Business Bloopers
Shit Happens and That's That
There's lot of things you don't think about when it comes to selling fetish items; it's not all orgasms and sexiness 24/7.
After a year of selling, here's some the best bloopers I have for everyone to either relate or laugh at:
-I had no clue how much shipping would cost my first package. Put 4 stamps on a padded envelope with panties inside. The buyer messaged me several days later that I owed him $1.47 for postage he had to pay.
-Someone wanted to purchase peed in panties. Easy order! Peed in them, got them soaked, and proceeded to vacuum seal them while it was fresh. The vacuum sealer sucked the pee out of the panties and made a HUGE mess inside the machine, outside of it, on the counter.
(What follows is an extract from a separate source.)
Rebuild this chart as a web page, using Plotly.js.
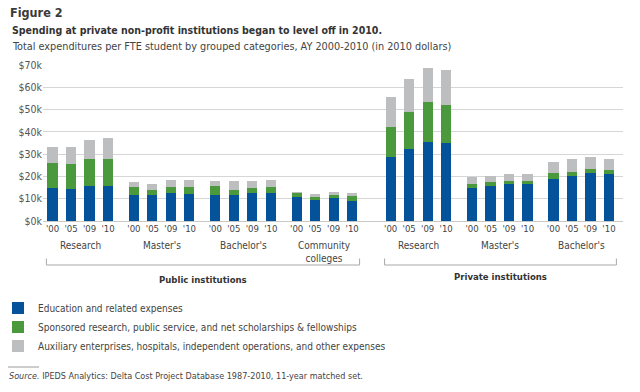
<!DOCTYPE html>
<html>
<head>
<meta charset="utf-8">
<script src="https://cdn.plot.ly/plotly-3.0.1.min.js"></script>
<style>
  html, body { margin: 0; padding: 0; background: #ffffff; }
  #chart { width: 640px; height: 392px; }
</style>
</head>
<body>
<div id="chart"></div>
<script>
// ---------- DATA (thousands of 2010 dollars per FTE student) ----------
const years = ["'00", "'05", "'09", "'10"];
const groupNames = ["Research", "Master's", "Bachelor's", "Community<br>colleges", "Research", "Master's", "Bachelor's"];
const groupSectors = ["Public", "Public", "Public", "Public", "Private", "Private", "Private"];
const sectorLabels = ["Public institutions", "Private institutions"];
const seriesNames = [
  "Education and related expenses",
  "Sponsored research, public service, and net scholarships & fellowships",
  "Auxiliary enterprises, hospitals, independent operations, and other expenses"
];
const education = [
  14.7, 14.4, 15.8, 15.8,
  11.6, 11.6, 12.6, 12.2,
  11.7, 11.7, 12.7, 12.7,
  10.7, 9.5, 10.2, 9.2,
  28.6, 32.2, 35.6, 35.0,
  14.9, 15.5, 16.8, 16.8,
  18.8, 20.3, 21.6, 20.9
];
const sponsored = [
  11.4, 11.3, 12.0, 12.0,
  3.6, 2.4, 2.6, 3.0,
  3.8, 2.4, 2.2, 2.6,
  1.8, 1.3, 1.5, 2.2,
  13.5, 16.9, 17.6, 17.0,
  1.8, 1.8, 1.2, 1.2,
  2.8, 1.9, 1.8, 2.0
];
const auxiliary = [
  7.1, 7.5, 8.5, 9.3,
  2.4, 2.4, 3.1, 3.1,
  2.5, 3.9, 3.1, 3.2,
  0.6, 1.2, 1.4, 1.3,
  13.6, 14.6, 15.4, 15.9,
  3.0, 3.0, 3.3, 3.0,
  5.0, 5.4, 5.3, 4.7
];
const yTickValues = [0, 10, 20, 30, 40, 50, 60, 70];
const yTickLabels = ["$0k", "$10k", "$20k", "$30k", "$40k", "$50k", "$60k", "$70k"];

// ---------- LAYOUT HELPERS ----------
const FONT = "'DejaVu Sans Condensed', 'DejaVu Sans', sans-serif";
const COLORS = ["#04539a", "#4a9a3d", "#bdbec0"];
const GROUP_STEP = 4.4, SECTOR_GAP = 0.68;
const W = 640, H = 392;
const M = { l: 43, r: 17, t: 65, b: 171, autoexpand: false };
const PLOT_BOTTOM = H - M.b, PLOT_H = H - M.t - M.b, PLOT_W = W - M.l - M.r;
const py = p => (PLOT_BOTTOM - p) / PLOT_H;   // pixel y -> paper y
const px = p => (p - M.l) / PLOT_W;           // pixel x -> paper x

const groupStart = groupNames.map((g, gi) => gi * GROUP_STEP + (groupSectors[gi] === "Private" ? SECTOR_GAP : 0));
const xPos = [], xText = [];
groupNames.forEach((g, gi) => years.forEach((y, yi) => { xPos.push(groupStart[gi] + yi); xText.push(y); }));

const traces = [education, sponsored, auxiliary].map((vals, i) => ({
  type: "bar",
  x: xPos,
  y: vals,
  name: seriesNames[i],
  width: 0.55,
  marker: { color: COLORS[i], line: { width: 0 } },
  hovertemplate: "%{y:.1f}k<extra>" + seriesNames[i] + "</extra>"
}));

const annotations = [];
// group labels
groupNames.forEach((g, gi) => {
  annotations.push({
    text: g, xref: "x", yref: "paper", x: groupStart[gi] + (years.length - 1) / 2, y: py(238),
    xanchor: "center", yanchor: "top", showarrow: false,
    font: { family: FONT, size: 10, color: "#444" }
  });
});
// sector brackets + labels
const shapes = [];
const sectorLabelY = [279, 276];
["Public", "Private"].forEach((s, si) => {
  const idx = groupSectors.map((v, i) => v === s ? i : -1).filter(i => i >= 0);
  const x0 = groupStart[idx[0]] - 0.33;
  const x1 = groupStart[idx[idx.length - 1]] + years.length - 1 + 0.4;
  const ln = { color: "#a8a8a8", width: 1 };
  shapes.push({ type: "line", xref: "x", yref: "paper", x0: x0, x1: x1, y0: py(265), y1: py(265), line: ln });
  shapes.push({ type: "line", xref: "x", yref: "paper", x0: x0, x1: x0, y0: py(258.5), y1: py(265), line: ln });
  shapes.push({ type: "line", xref: "x", yref: "paper", x0: x1, x1: x1, y0: py(258.5), y1: py(265), line: ln });
  annotations.push({
    text: "<b>" + sectorLabels[si] + "</b>", xref: "x", yref: "paper", x: (x0 + x1) / 2, y: py(sectorLabelY[si]),
    xanchor: "center", yanchor: "middle", showarrow: false,
    font: { family: FONT, size: 9.5, color: "#333" }
  });
});
// titles
annotations.push({
  text: "<b>Spending at private non-profit institutions began to level off in 2010.</b>",
  xref: "paper", yref: "paper", x: px(10), y: py(30), xanchor: "left", yanchor: "middle", showarrow: false,
  font: { family: FONT, size: 10.5, color: "#333" }
});
annotations.push({
  text: "Total expenditures per FTE student by grouped categories, AY 2000-2010 (in 2010 dollars)",
  xref: "paper", yref: "paper", x: px(10), y: py(46), xanchor: "left", yanchor: "middle", showarrow: false,
  font: { family: FONT, size: 10.8, color: "#444" }
});
// source
annotations.push({
  text: "<i>Source.</i> IPEDS Analytics: Delta Cost Project Database 1987-2010, 11-year matched set.",
  xref: "paper", yref: "paper", x: px(7), y: py(376), xanchor: "left", yanchor: "middle", showarrow: false,
  font: { family: FONT, size: 9, color: "#444" }
});
shapes.push({ type: "line", xref: "paper", yref: "paper", x0: px(8), x1: px(39), y0: py(367), y1: py(367),
  line: { color: "#9a9a9a", width: 1 } });

const layout = {
  width: W, height: H,
  margin: M,
  paper_bgcolor: "#ffffff", plot_bgcolor: "#ffffff",
  font: { family: FONT, color: "#444" },
  barmode: "stack",
  bargap: 0,
  title: {
    text: "<b>Figure 2</b>", x: 10 / W, xref: "container", xanchor: "left",
    y: 1 - 13 / H, yref: "container", yanchor: "middle",
    font: { family: FONT, size: 12.5, color: "#3a3a3a" }
  },
  xaxis: {
    range: [(M.l - 52.5) / 18.5, (W - M.r - 52.5) / 18.5],
    tickmode: "array", tickvals: xPos, ticktext: xText,
    showgrid: false, zeroline: false, showline: false, ticks: "",
    tickfont: { family: FONT, size: 9.5, color: "#444" },
    automargin: false,
    fixedrange: true
  },
  yaxis: {
    range: [0, 70],
    tickmode: "array", tickvals: yTickValues, ticktext: yTickLabels,
    showgrid: true, gridcolor: "#d6d6d6", gridwidth: 1,
    zeroline: true, zerolinecolor: "#c8c8c8", zerolinewidth: 1,
    showline: false, ticks: "",
    tickfont: { family: FONT, size: 10.5, color: "#555" },
    automargin: false,
    fixedrange: true
  },
  showlegend: true,
  legend: {
    orientation: "v", traceorder: "normal",
    x: px(-2), xanchor: "left", y: py(293.5), yanchor: "top",
    font: { family: FONT, size: 10, color: "#444" },
    bgcolor: "rgba(0,0,0,0)", borderwidth: 0
  },
  annotations: annotations,
  shapes: shapes
};

Plotly.newPlot("chart", traces, layout, { displayModeBar: false, staticPlot: true });
</script>
</body>
</html>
A quick Google search said to freeze wet items first...
-Half my videos end up being 2-3 video put together because my dogs LOVE to bark while I'm recording. Then they're totally silent the next few hours after.
-I forgot to put all my specimen cups away when my mom came over to my house. "Why do you have so many cups? What are they for?" SPRING CLEANING MY ART PROJECTS.
-Before I send out some perishable items, I freeze them to keep them fresher through shipment. I happened to be shipping an item out fresh out of the freezer and you could feel it through the envelope. I tried to warm it up on the outside but it wasn't working. The teller at the post office was like, "Why is your package so cold? Is there liquid inside? What is this?" I quickly blurted out, "Oh, it's an art project! I freeze the acrylic paint to set it up faster. You know, like nail polish? Same thing." She gave me a weird look and responded, "Yeah, I used that beauty tip before. It works." Now they all think I sell art projects at the post office.
-One of my dogs took a pair of panties I had worn for 3 days and licked the crotch clean. The buyer was super understanding but I had a moment of 'never thought I'd have this kind of conversation'.
-Those panties that a buyer specifically says NO SKID MARKS always seem to get skids. Even if I don't go poop and wash my butt a hundred times, there's still a skid.
-I once mixed up buyers who bought videos at the same time. One guy wanted a poop video, the other wanted the most vanilla video you count think of. Poop guy quickly let me know it was the wrong one and enjoyed both videos in the end. The other guy ended up blocking me before I could offer a refund. I felt so bad.
-Another time I mixed up conversations on Kik. Very similar names and profile pics, two totally different convos. I was doing a Kik session where it was a very degrading humiliation session. I ended up sending the nastiest, meanest message to the other guy who was making an order. He got a good laugh out of it but still embarrassing nonetheless.
-Last one off the top of my head, I accidentally sent a poop pic into a selling Kik group that was only for panties. I couldn't spam the chat with other pics and apologies fast enough.
I'm sure there's lots of other ones I can't think of but this is enough to give you a good laugh...and some hope...within the fetish world! Hope y'all enjoyed.